The trial court alternatively ruled that Dorothy’s claim was barred because subsection A of that statute required that her predecessor-in-interest sue the trustees no later than one year after Schumann’s 2009 disclosure that his predecessors (Vess and Easterling) had breached their duties. Even assuming that Schumann’s 2009 filing “adequately disclosed the existence of a potential claim for breach of trust,” and Schumann served a copy of his report on Dorothy’s predecessor-in-interest, the trustee’s report had to disclose “the time allowed for commencing a proceeding.” Because the defendants failed to show that Schumann provided that disclosure, the one-year limitations period does not apply.

The defendants argue that “[e]ven if the Schumann petition . . . did not explicitly disclose the time period to bring suit under Virginia law, the five-year statute of limitations contained in . . . Code § 64.2-796(C)(1)” applied. They say that the five-year period commenced “either in 2008 when Messrs. Vess and Easterling resigned as Trustees or in October 2009 when Mr. Schumann resigned.” But Easterling resumed his co-trustee role in 2009, joined for the first time by Rogers. While Easterling’s earlier resignation started the five-year clock for any claims based on his past misdeeds, it did not immunize him to breach his fiduciary duties going forward.

While John “was never appointed or designated a trustee and/or quasi-trustee of the QTIP Trust,” Dorothy alleged that Rogers and Easterling allowed John to act in their place as trustees, making John a “quasi-trustee” or “delegatee” or “agent of the trustees.” Since Dorothy sued John within five years of the trust’s dissolution, Dorothy’s claim against John was timely under Code § 64.2-796(C).

Laches

The relevant period for considering laches began upon Mildred’s death in 2019, when the trust terminated and the remainder beneficiaries became entitled to what was left. If Charles and then Dorothy had engaged in unreasonable delay after Mildred died, and if that delay had sufficiently prejudiced the defendants, then the defendants could plausibly assert laches as a bar to Dorothy’s claim despite that the statutory limitations period had not yet expired.

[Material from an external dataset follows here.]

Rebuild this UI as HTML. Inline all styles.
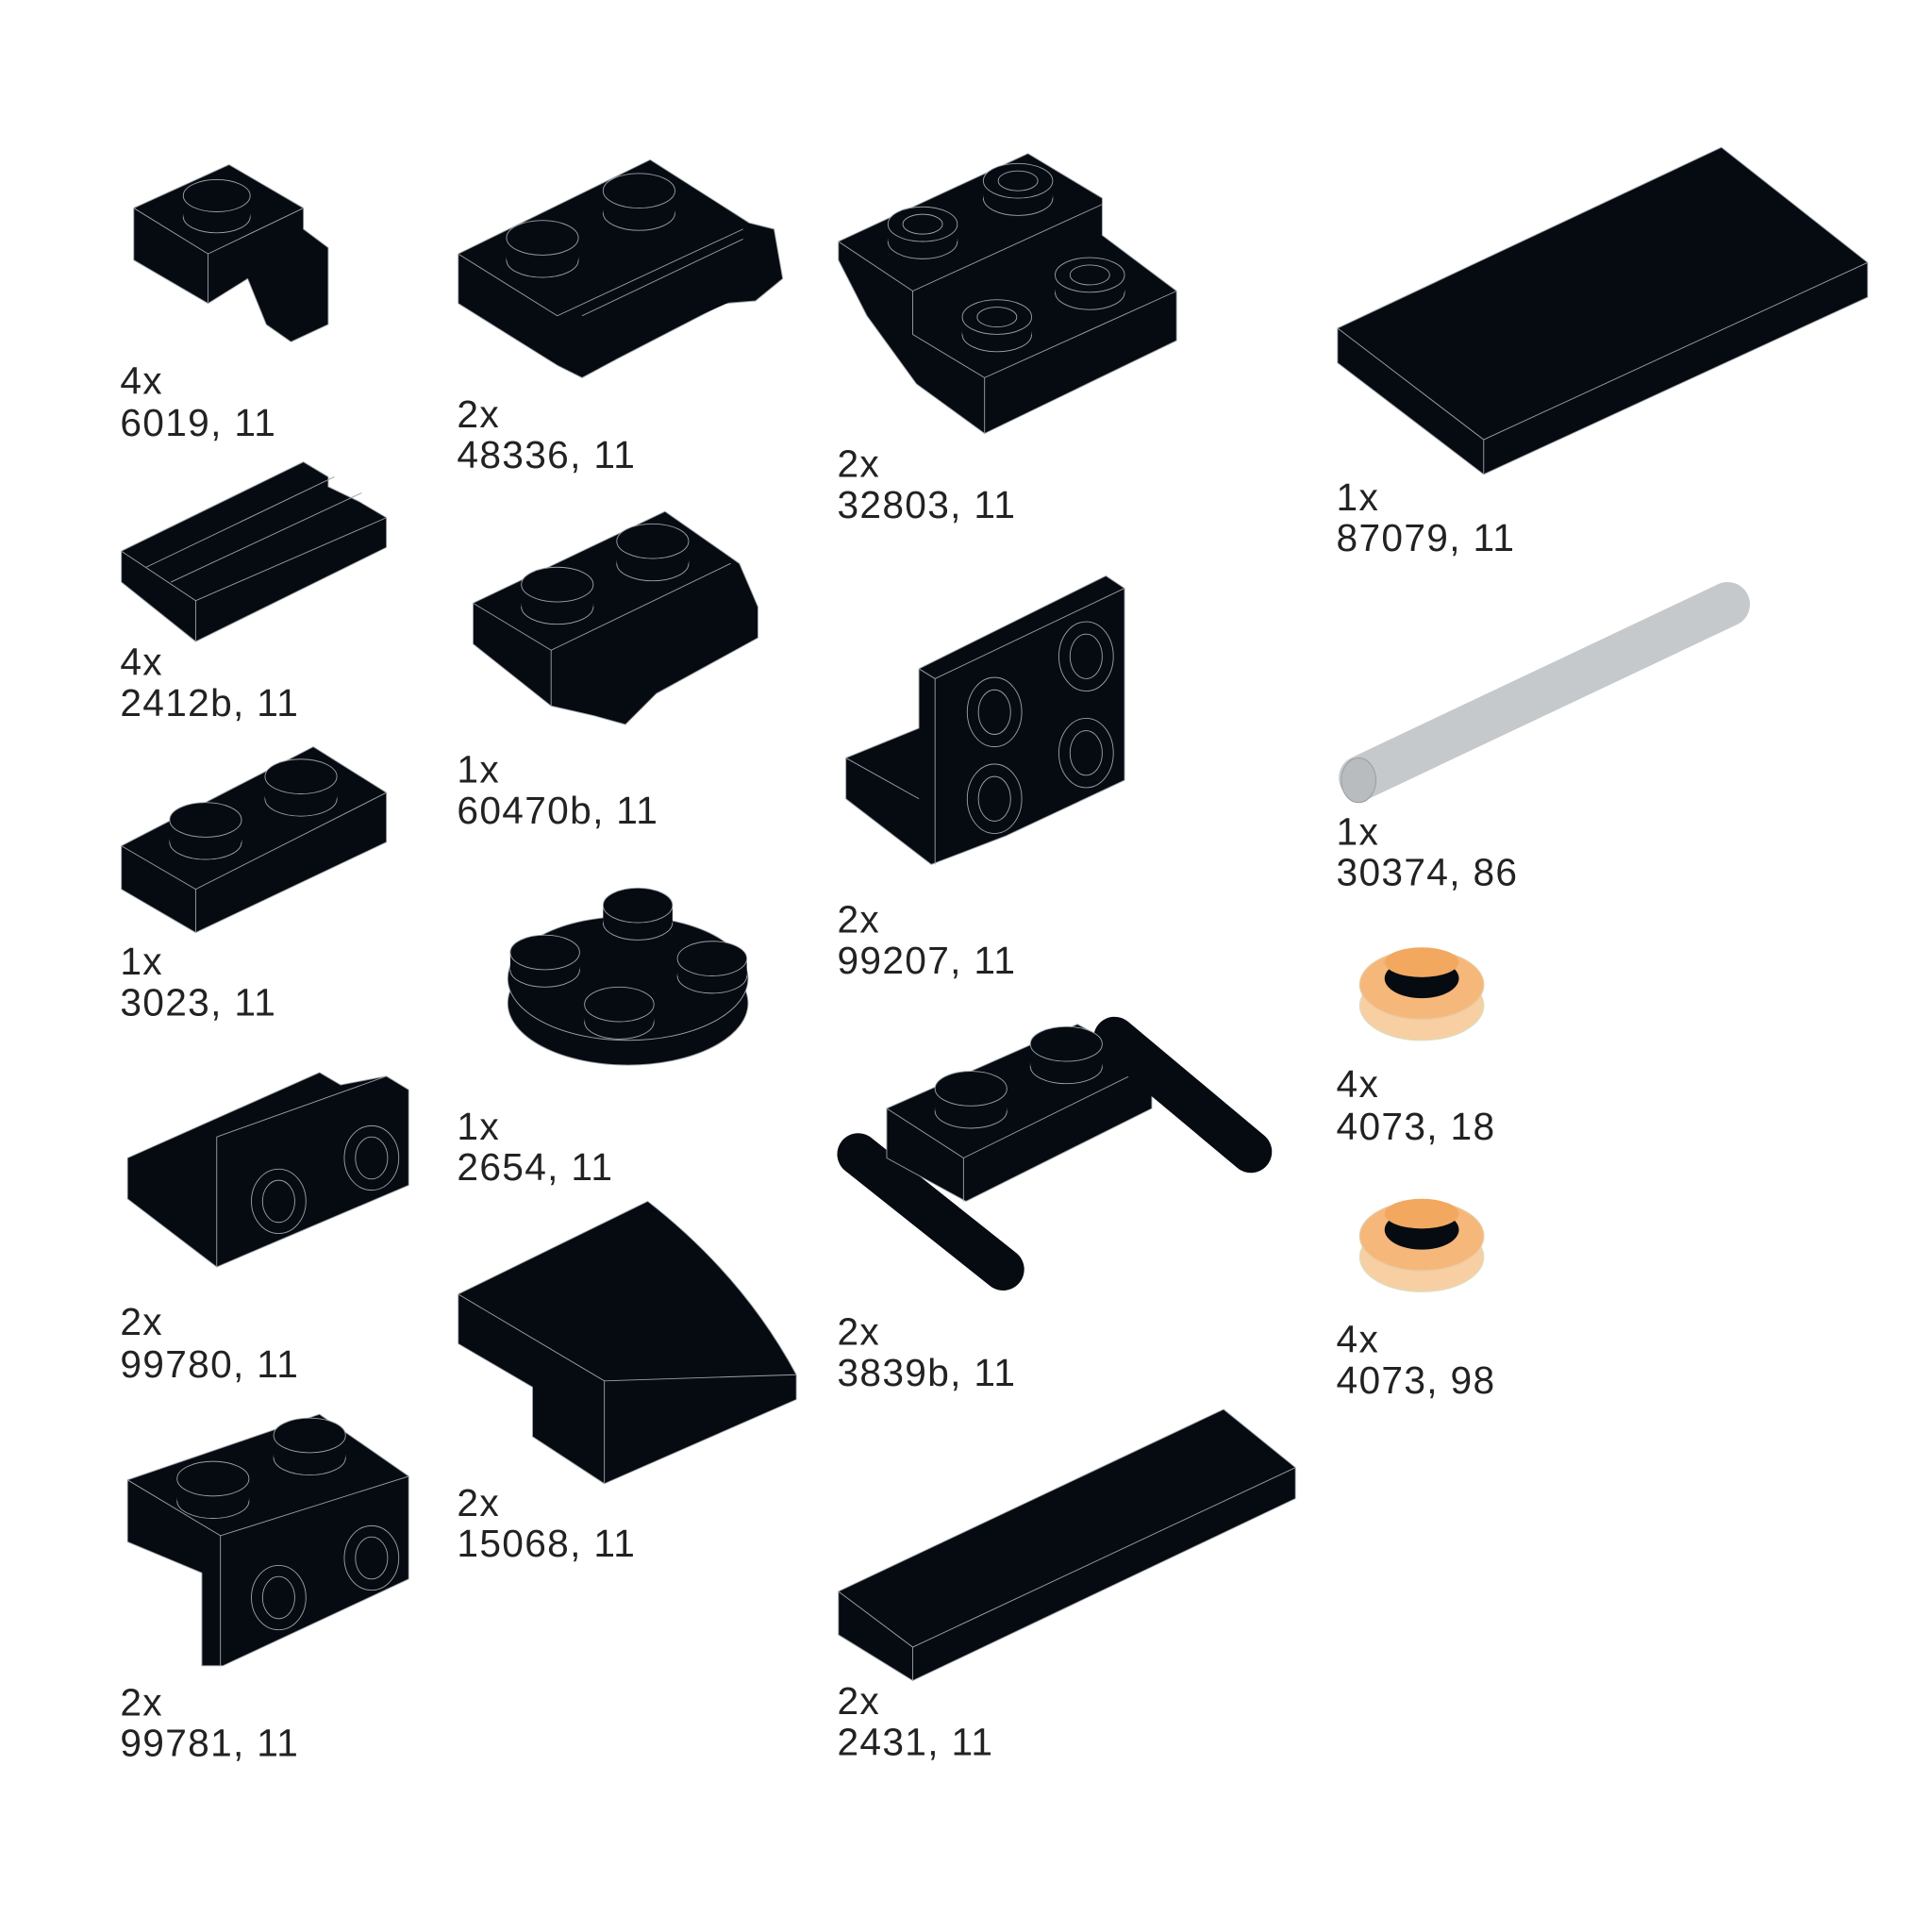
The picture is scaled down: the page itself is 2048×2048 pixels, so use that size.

But the defendants offered no facts on their pleas in bar to prove that. This court also agrees with Dorothy that the allegations in the complaint suffice to show that the defendants’ unclean hands prevent them from asserting a laches defense.

Amend

Because the trial court committed an error of law when it found Dorothy’s claims to be time-barred, the court necessarily erred in denying her leave to file the amended complaint.

Reversed and remanded.

Fulks v. Fulks, Case No. 0780-25-2, May 19, 2026. CAV (Raphael). From the Circuit Court of King William County (Bondurant). J. Tyler Mayhew (Bowles Rice LLP, on briefs), for appellant. Colin D. Neal (Dennis J. Quinn; Andrew K. Clark; Eliza J. Unrein; William D. Bayliss; Joseph E. Blackburn; Carr Maloney, P.C.; Hirschler Fleischer, P.C.; Williams Mullen, on brief), for appellees. VLW 026-7-201. 21 pp.